Keep your shares and consult with a lawyer who can ensure you are protected further down the line. PLEASE DO THIS.
I will guarantee 100% that the type of people that offer you 20 cents on the dollar (as a founder) are the type of people that will screw you. 100%.
As far as a rabbit in your hand now versus 10 in the bushes provided the hunt goes well, consider your own situation and what the 100K would mean. Would you be able obtain a better ROI with 100K in your own hand versus say, staying with the company? Are you young young or young at heart?
Good luck!
The lowball offer is a good indication of how they estimate your negotiation skills.
Waiting a little longer will likely get you a (much) better offer, also consider selling only a part of your shares in case the company strikes it big down the road (made that mistake myself with something that became huge long after I left).
You might get pushback on that last point but that gives you some leverage to raise the price for all of your shares.
The CEO is offering you a price.
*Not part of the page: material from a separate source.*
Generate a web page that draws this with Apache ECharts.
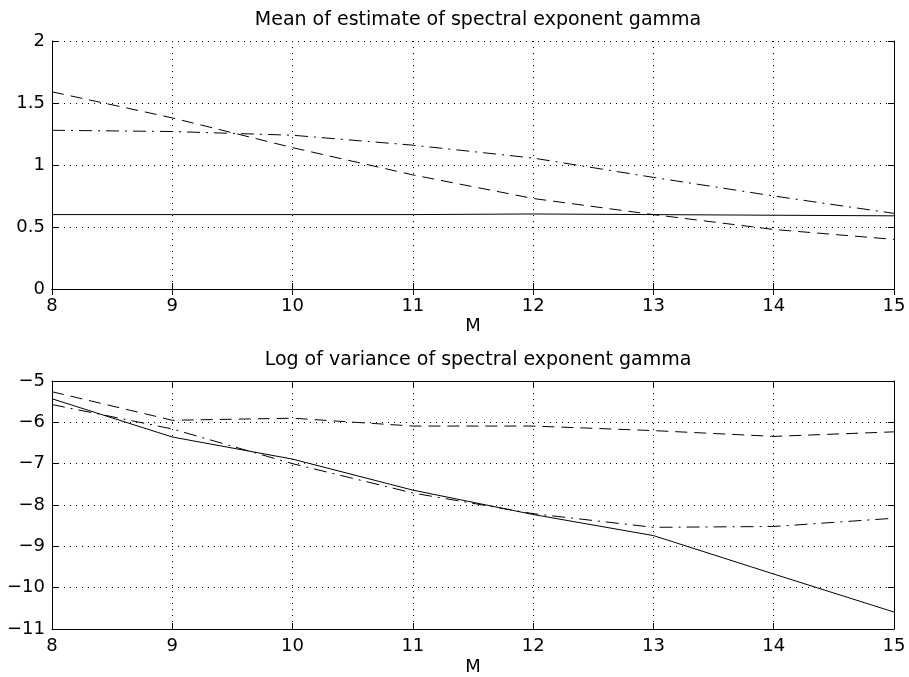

Other investors will probably be willing to offer you a better price.
I mean, why wouldn't they? They've paid good money to get the shares that they bought. Why wouldn't they want to buy other shares at a cheaper price?
If so, you will likely need to break through that emotional barrier to get his cooperation in selling the shares to investors. Assuming his cooperation will make it easier.
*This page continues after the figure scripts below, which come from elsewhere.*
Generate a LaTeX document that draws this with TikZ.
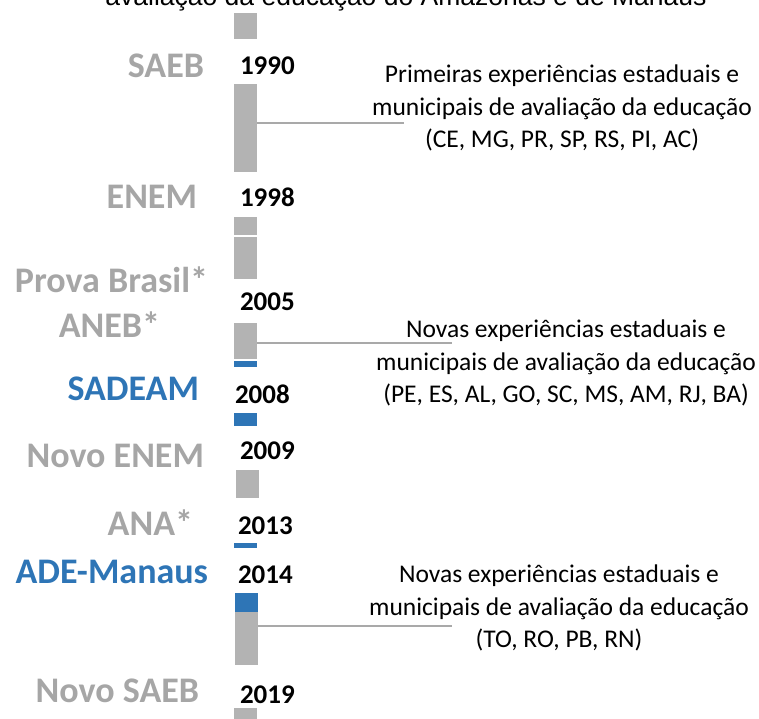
\documentclass[tikz,border=0pt]{standalone}
\usepackage{fontspec}
\setmainfont{Carlito}
\newfontfamily\titlefont{Liberation Sans}
\definecolor{labgray}{HTML}{A6A6A6}
\definecolor{bargray}{HTML}{B3B3B3}
\definecolor{linegray}{HTML}{A9A9A9}
\definecolor{sblue}{HTML}{2E75B6}
\begin{document}
\begin{tikzpicture}[x=1pt, y=-1pt,
  every node/.style = {inner sep=0, outer sep=0},
  barg/.style = {fill=bargray, minimum width=23, anchor=north west},
  barb/.style = {barg, fill=sblue},
  exam/.style = {font=\bfseries\fontsize{36}{42}\selectfont, text=labgray, anchor=base east},
  yr/.style = {font=\bfseries\fontsize{27}{31}\selectfont, anchor=base west},
  note/.style = {align=center, font=\fontsize{25.5}{32.5}\selectfont},
  link/.style = {draw=linegray, line width=1.5pt}]
  \useasboundingbox (0,0) rectangle (759,718);
  \clip (0,0) rectangle (759,718);
  % title, cut at the top
  \node[font=\titlefont\fontsize{26.5}{31}\selectfont, anchor=base] (title) at (406,5) {avaliação da educação do Amazonas e de Manaus};
  % timeline bars
  \node[barg, minimum height=26] (b1) at (234,13) {};
  \node[barg, minimum height=88] (b2) at (234,84) {};
  \node[barg, minimum height=18] (b3) at (234,217) {};
  \node[barg, minimum height=42] (b4) at (234,237) {};
  \node[barg, minimum height=36] (b5) at (234,323) {};
  \node[barb, minimum height=6] (b6) at (234,361) {};
  \node[barb, minimum height=13] (b7) at (234,413) {};
  \node[barg, minimum height=28] (b8) at (236,470) {};
  \node[barb, minimum height=5] (b9) at (234,543) {};
  \node[barb, minimum height=19] (b10) at (235,593) {};
  \node[barg, minimum height=53] (b11) at (235,612) {};
  \node[barg, minimum height=14] (b12) at (234,708) {};
  % exams
  \node[exam] (saeb) at (204,77) {SAEB};
  \node[exam] (enem) at (197,208) {ENEM};
  \node[exam] (prova) at (208,292) {Prova Brasil*};
  \node[exam] (aneb) at (160,337) {ANEB*};
  \node[exam, text=sblue] (sadeam) at (199,400) {SADEAM};
  \node[exam] (novoenem) at (204,467) {Novo ENEM};
  \node[exam] (ana) at (193,535) {ANA*};
  \node[exam, text=sblue] (ade) at (208,583) {ADE-Manaus};
  \node[exam] (novosaeb) at (199,702) {Novo SAEB};
  % years
  \node[yr] (y1990) at (240,74) {1990};
  \node[yr] (y1998) at (240,206) {1998};
  \node[yr] (y2005) at (240,310) {2005};
  \node[yr] (y2008) at (235,403) {2008};
  \node[yr] (y2009) at (240,459) {2009};
  \node[yr] (y2013) at (238,534) {2013};
  \node[yr] (y2014) at (238,583) {2014};
  \node[yr] (y2019) at (240,703) {2019};
  % state experiences
  \node[note] (n1) at (562,108) {Primeiras experiências estaduais e\\municipais de avaliação da educação\\(CE, MG, PR, SP, RS, PI, AC)};
  \node[note] (n2) at (566,363) {Novas experiências estaduais e\\municipais de avaliação da educação\\(PE, ES, AL, GO, SC, MS, AM, RJ, BA)};
  \node[note] (n3) at (559,608) {Novas experiências estaduais e\\municipais de avaliação da educação\\(TO, RO, PB, RN)};
  \coordinate (e1) at (404,123);
  \coordinate (e2) at (452,343);
  \coordinate (e3) at (452,626);
  \draw[link] (b2.east |- e1) -- (e1);
  \draw[link] (b5.east |- e2) -- (e2);
  \draw[link] (b11.east |- e3) -- (e3);
\end{tikzpicture}
\end{document}
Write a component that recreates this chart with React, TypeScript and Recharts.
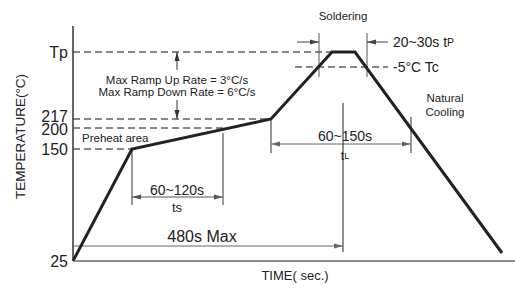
import React from "react";
import {
  LineChart,
  Line,
  XAxis,
  YAxis,
  ReferenceLine,
  ReferenceDot,
} from "recharts";

const FONT = "'Liberation Sans', Arial, Helvetica, sans-serif";

// schematic profile (time units and temperature levels are drawing units, the chart is not to scale)
const profileTime = [0, 59, 198, 259, 282, 429];
const profileLevel = [0, 112, 142, 209, 209, 8];

// y ticks
const tickLabels = ["25", "150", "200", "217", "Tp"];
const tickLevels = [0, 112, 133, 142, 209];
// small vertical nudges so 200 and 217 do not run into each other
const tickNudge = [0, 0, 1, -3, 0];
// where each dashed guide meets the curve (150, 200, 217, Tp)
const guideEnds = [59, 152, 198, 259];
const tcLevel = 194;

const data = profileTime.map((t, i) => ({ t, v: profileLevel[i] }));

type Seg = { x1: number; y1: number; x2: number; y2: number; start?: boolean; end?: boolean; color?: string };

const dims: Seg[] = [
  // max ramp rate arrows
  { x1: 104, y1: 191, x2: 104, y2: 209, end: true, color: "#333" },
  { x1: 104, y1: 161, x2: 104, y2: 142, end: true, color: "#333" },
  // ts
  { x1: 59, y1: 112, x2: 59, y2: 56, color: "#333" },
  { x1: 150, y1: 128, x2: 150, y2: 56, color: "#333" },
  { x1: 59, y1: 64, x2: 150, y2: 64, start: true, end: true, color: "#555" },
  // soldering tp
  { x1: 246, y1: 228, x2: 246, y2: 184, color: "#555" },
  { x1: 294, y1: 228, x2: 294, y2: 184, color: "#555" },
  { x1: 224, y1: 219, x2: 246, y2: 219, end: true, color: "#444" },
  { x1: 315, y1: 219, x2: 294, y2: 219, end: true, color: "#444" },
  // tL
  { x1: 198, y1: 142, x2: 198, y2: 108, color: "#333" },
  { x1: 338, y1: 144, x2: 338, y2: 108, color: "#333" },
  { x1: 198, y1: 117, x2: 338, y2: 117, start: true, end: true, color: "#666" },
  // 480s max
  { x1: 270, y1: 158, x2: 270, y2: 9, color: "#222" },
  { x1: 0, y1: 15, x2: 270, y2: 15, end: true, color: "#666" },
];

type Note = { t: number; v: number; text: string; sub?: string; size: number; anchor?: "start" | "middle" | "end" };

const notes: Note[] = [
  { t: 270, v: 245, text: "Soldering", size: 11.5 },
  { t: 320, v: 219, text: "20~30s t", sub: "P", size: 14, anchor: "start" },
  { t: 320, v: 194, text: "-5°C Tc", size: 14, anchor: "start" },
  { t: 104, v: 181, text: "Max Ramp Up Rate = 3°C/s", size: 11.5 },
  { t: 104, v: 169, text: "Max Ramp Down Rate = 6°C/s", size: 11.5 },
  { t: 9, v: 123, text: "Preheat area", size: 11.5, anchor: "start" },
  { t: 372, v: 163, text: "Natural", size: 11.5 },
  { t: 372, v: 149, text: "Cooling", size: 11.5 },
  { t: 272, v: 125, text: "60~150s", size: 14 },
  { t: 272, v: 105, text: "t", sub: "L", size: 12 },
  { t: 104, v: 71, text: "60~120s", size: 14 },
  { t: 104, v: 54, text: "ts", size: 13 },
  { t: 129, v: 25, text: "480s Max", size: 16 },
];

const head = (x: number, y: number, fx: number, fy: number, color: string) => {
  const dx = x - fx;
  const dy = y - fy;
  const len = Math.hypot(dx, dy) || 1;
  const ux = dx / len;
  const uy = dy / len;
  const bx = x - ux * 9;
  const by = y - uy * 9;
  const px = -uy * 2.5;
  const py = ux * 2.5;
  return <polygon points={`${x},${y} ${bx + px},${by + py} ${bx - px},${by - py}`} fill={color} />;
};

const arrowShape = (s: Seg) => (p: any) => {
  const c = s.color || "#444";
  const { x1, y1, x2, y2 } = p;
  return (
    <g>
      <line x1={x1} y1={y1} x2={x2} y2={y2} stroke={c} strokeWidth={1} />
      {s.start && head(x1, y1, x2, y2, c)}
      {s.end && head(x2, y2, x1, y1, c)}
    </g>
  );
};

const noteShape = (n: Note) => (p: any) => (
  <text
    x={p.cx}
    y={p.cy}
    textAnchor={n.anchor || "middle"}
    dominantBaseline="central"
    fontSize={n.size}
    fontFamily={FONT}
    fill="#222"
  >
    {n.text}
    {n.sub && <tspan fontSize={n.size * 0.75}>{n.sub}</tspan>}
  </text>
);

const YTick = (p: any) => {
  const i = tickLevels.indexOf(p.payload.value);
  return (
    <text
      x={p.x}
      y={p.y + (tickNudge[i] || 0)}
      textAnchor="end"
      dominantBaseline="central"
      fontSize={16}
      fontFamily={FONT}
      fill="#222"
    >
      {tickLabels[i] ?? ""}
    </text>
  );
};

const yTitle = (p: any) => {
  const vb = p.viewBox || { x: 0, y: 26, height: 235 };
  const cx = vb.x + 20;
  const cy = vb.y + vb.height / 2 - 7;
  return (
    <text
      x={cx}
      y={cy}
      transform={`rotate(-90 ${cx} ${cy})`}
      textAnchor="middle"
      dominantBaseline="central"
      fontSize={13.5}
      fontFamily={FONT}
      fill="#222"
    >
      TEMPERATURE(°C)
    </text>
  );
};

const xTitle = (p: any) => {
  const vb = p.viewBox || { x: 73, y: 261, width: 442 };
  return (
    <text
      x={vb.x + vb.width / 2 + 1}
      y={vb.y + 14}
      textAnchor="middle"
      dominantBaseline="central"
      fontSize={13}
      fontFamily={FONT}
      fill="#222"
    >
      TIME( sec.)
    </text>
  );
};

export default function App() {
  return (
    <div style={{ position: "absolute", left: 0, top: 0, background: "#fff" }}>
      <LineChart width={515} height={290} data={data} margin={{ top: 26, right: 0, bottom: 0, left: 0 }}>
        <XAxis
          dataKey="t"
          type="number"
          domain={[0, 442]}
          ticks={[]}
          tick={false}
          tickLine={false}
          height={29}
          axisLine={{ stroke: "#666", strokeWidth: 1.5 }}
          label={xTitle}
        />
        <YAxis
          type="number"
          domain={[0, 235]}
          ticks={tickLevels}
          interval={0}
          width={73}
          tickLine={false}
          tickSize={3}
          tickMargin={2}
          tick={<YTick />}
          axisLine={{ stroke: "#333", strokeWidth: 1.5 }}
          label={yTitle}
        />
        {tickLevels.slice(1).map((lv, i) => (
          <ReferenceLine
            key={`g${i}`}
            segment={[{ x: 0, y: lv }, { x: guideEnds[i], y: lv }]}
            stroke="#111"
            strokeWidth={1}
            strokeDasharray="7 4"
          />
        ))}
        <ReferenceLine
          segment={[{ x: 222, y: tcLevel }, { x: 315, y: tcLevel }]}
          stroke="#111"
          strokeWidth={1}
          strokeDasharray="7 4"
        />
        {dims.map((s, i) => (
          <ReferenceLine
            key={`d${i}`}
            segment={[{ x: s.x1, y: s.y1 }, { x: s.x2, y: s.y2 }]}
            stroke={s.color}
            shape={arrowShape(s)}
          />
        ))}
        <Line
          dataKey="v"
          stroke="#222"
          strokeWidth={3}
          dot={false}
          isAnimationActive={false}
        />
        {notes.map((n, i) => (
          <ReferenceDot key={`n${i}`} x={n.t} y={n.v} r={0} ifOverflow="visible" shape={noteShape(n)} />
        ))}
      </LineChart>
    </div>
  );
}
If you offer your stake at any discount, they are irrational if they don't take it. Don't worry if you are bound to a non transfer-ability clause. Getting around that is always possible with a bit of lawyering.
Also get someone else to handle the transaction on your behalf. You don't sound like the best negotiator. No offense intended.
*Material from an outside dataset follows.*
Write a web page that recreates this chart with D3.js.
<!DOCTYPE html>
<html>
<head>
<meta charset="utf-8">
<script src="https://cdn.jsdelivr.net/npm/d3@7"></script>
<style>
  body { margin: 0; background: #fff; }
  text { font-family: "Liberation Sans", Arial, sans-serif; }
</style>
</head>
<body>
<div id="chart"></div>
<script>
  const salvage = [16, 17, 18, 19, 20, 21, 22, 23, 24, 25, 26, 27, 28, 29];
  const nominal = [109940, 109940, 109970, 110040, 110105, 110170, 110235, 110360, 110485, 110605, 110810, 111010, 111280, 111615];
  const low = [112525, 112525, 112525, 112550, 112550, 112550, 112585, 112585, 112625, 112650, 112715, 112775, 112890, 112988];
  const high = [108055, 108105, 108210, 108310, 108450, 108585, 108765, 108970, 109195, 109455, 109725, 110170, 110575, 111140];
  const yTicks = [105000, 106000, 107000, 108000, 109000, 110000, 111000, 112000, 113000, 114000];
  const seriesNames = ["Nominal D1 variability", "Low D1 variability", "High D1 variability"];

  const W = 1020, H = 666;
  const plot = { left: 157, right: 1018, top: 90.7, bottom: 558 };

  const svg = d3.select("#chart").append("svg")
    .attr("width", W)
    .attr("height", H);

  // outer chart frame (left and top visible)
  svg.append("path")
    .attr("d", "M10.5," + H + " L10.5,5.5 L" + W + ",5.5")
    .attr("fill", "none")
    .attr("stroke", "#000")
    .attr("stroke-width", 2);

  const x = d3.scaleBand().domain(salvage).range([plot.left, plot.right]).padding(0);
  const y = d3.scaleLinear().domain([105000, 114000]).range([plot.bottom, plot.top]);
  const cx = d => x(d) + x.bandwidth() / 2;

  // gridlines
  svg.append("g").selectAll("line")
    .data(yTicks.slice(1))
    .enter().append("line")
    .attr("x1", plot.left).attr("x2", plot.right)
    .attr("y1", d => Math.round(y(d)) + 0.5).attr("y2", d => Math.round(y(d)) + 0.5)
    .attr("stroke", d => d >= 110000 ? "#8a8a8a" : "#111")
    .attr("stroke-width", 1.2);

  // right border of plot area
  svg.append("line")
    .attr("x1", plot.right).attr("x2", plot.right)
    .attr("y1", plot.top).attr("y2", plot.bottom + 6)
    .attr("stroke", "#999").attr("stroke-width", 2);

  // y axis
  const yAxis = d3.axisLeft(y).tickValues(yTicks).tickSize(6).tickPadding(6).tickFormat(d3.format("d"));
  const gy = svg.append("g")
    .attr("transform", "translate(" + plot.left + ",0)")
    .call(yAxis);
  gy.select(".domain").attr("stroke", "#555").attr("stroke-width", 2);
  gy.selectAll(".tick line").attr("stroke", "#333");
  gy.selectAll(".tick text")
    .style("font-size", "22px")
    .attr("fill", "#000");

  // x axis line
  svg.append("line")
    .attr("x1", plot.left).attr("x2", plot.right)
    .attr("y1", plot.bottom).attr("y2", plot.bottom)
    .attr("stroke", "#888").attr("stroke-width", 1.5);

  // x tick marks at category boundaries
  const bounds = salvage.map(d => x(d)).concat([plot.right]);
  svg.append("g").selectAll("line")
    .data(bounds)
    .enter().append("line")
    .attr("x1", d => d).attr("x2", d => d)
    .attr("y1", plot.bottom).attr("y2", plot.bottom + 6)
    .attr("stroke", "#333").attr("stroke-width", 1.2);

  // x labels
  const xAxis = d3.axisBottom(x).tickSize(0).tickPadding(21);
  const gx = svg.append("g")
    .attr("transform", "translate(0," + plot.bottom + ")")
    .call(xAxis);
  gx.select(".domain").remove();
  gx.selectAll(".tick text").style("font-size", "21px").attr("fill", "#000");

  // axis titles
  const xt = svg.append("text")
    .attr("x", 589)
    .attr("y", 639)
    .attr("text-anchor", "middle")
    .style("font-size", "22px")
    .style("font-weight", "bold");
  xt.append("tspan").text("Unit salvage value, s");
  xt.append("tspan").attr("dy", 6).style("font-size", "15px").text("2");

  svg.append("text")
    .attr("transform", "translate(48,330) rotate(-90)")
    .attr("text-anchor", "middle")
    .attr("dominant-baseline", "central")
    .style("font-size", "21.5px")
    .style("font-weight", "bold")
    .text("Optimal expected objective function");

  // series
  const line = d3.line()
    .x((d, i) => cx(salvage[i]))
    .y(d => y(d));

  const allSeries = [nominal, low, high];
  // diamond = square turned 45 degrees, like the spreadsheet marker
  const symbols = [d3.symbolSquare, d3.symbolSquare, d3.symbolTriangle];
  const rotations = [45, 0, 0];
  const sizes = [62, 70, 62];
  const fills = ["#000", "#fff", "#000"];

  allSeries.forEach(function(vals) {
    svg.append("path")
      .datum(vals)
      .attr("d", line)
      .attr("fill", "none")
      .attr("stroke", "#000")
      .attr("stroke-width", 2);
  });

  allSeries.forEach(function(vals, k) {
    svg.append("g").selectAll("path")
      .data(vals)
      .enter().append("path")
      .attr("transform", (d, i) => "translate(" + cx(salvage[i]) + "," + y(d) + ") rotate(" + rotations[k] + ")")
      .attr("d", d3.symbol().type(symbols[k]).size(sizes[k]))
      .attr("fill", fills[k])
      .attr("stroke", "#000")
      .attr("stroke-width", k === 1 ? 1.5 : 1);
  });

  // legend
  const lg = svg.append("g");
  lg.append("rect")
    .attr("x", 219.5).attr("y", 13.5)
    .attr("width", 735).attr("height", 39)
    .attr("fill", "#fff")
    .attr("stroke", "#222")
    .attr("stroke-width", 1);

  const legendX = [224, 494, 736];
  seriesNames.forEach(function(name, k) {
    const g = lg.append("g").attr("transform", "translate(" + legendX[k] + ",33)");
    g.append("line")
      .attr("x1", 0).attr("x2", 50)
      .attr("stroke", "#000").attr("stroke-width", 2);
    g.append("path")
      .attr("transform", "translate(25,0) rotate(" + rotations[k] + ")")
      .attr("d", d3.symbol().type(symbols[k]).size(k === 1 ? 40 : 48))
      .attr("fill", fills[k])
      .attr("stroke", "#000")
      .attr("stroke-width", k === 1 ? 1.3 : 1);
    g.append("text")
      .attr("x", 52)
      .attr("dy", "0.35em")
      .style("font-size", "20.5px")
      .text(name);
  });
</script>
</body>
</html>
Mark Zuckerberg was on the buy side of a few of these type of deals. That's a "moderately successful" company.
The shareholders agreement, even if 'boilerplate', may only give the company the right of first refusal on the sale of shares. Even if unauthorized sales are completely disallowed, if you find an interested buyer there are still ways to craft a legal agreement where you for all practical purposes have 'sold' the shares.
But if the company isn't very successful, there may not be any investor interest, which would make the legal details pretty irrelevant.
I'd recommend getting an attorney to read over your agreements, and also try and gauge investor interest by listing your shares on one of the secondary market marketplaces.
Please expand on this.
How does that work in practice?
Second, you're a shareholder of the company. You're a big enough shareholder that they'll ask for your signature on the paperwork when they recapitalize ("raise money").
Third, any variant of "you suck. I don't want anything to do with you." is a poor opening gambit in a negotiation strategy, even it's true.
If I were you I'd ask to sell some, but not all, of your shares into this financing round. You can simply say you need some liquidity. This isn't a bizarre request. They may turn you down, but they won't think the less of you for asking.
If they're raising money on a $40 mill pre-money valuation, that pegs your 5% stake's paper value at 2 megabucks. Selling a quarter of your stake into the round will get you $400K even if you give them a stiff discount. That's more than the $100K. And, you still have some upside if you're wrong about their prospects.
That being said, you're probably right about their prospects. Been there. Done that. Didn't even get a Tshirt.
5% of XX,000,000 is at least $500k; you're a fool to take less.
Furthermore, "a bird in the hand is worth two in the bush". Don't neglect the value of having money here and now you can invest in other assets: a downpayment on a home, stock market investment, etc. Many people in SF would have done better to have just purchased a modest home in 2010-2012 or bought TSLA than to have played the startup lottery over and over.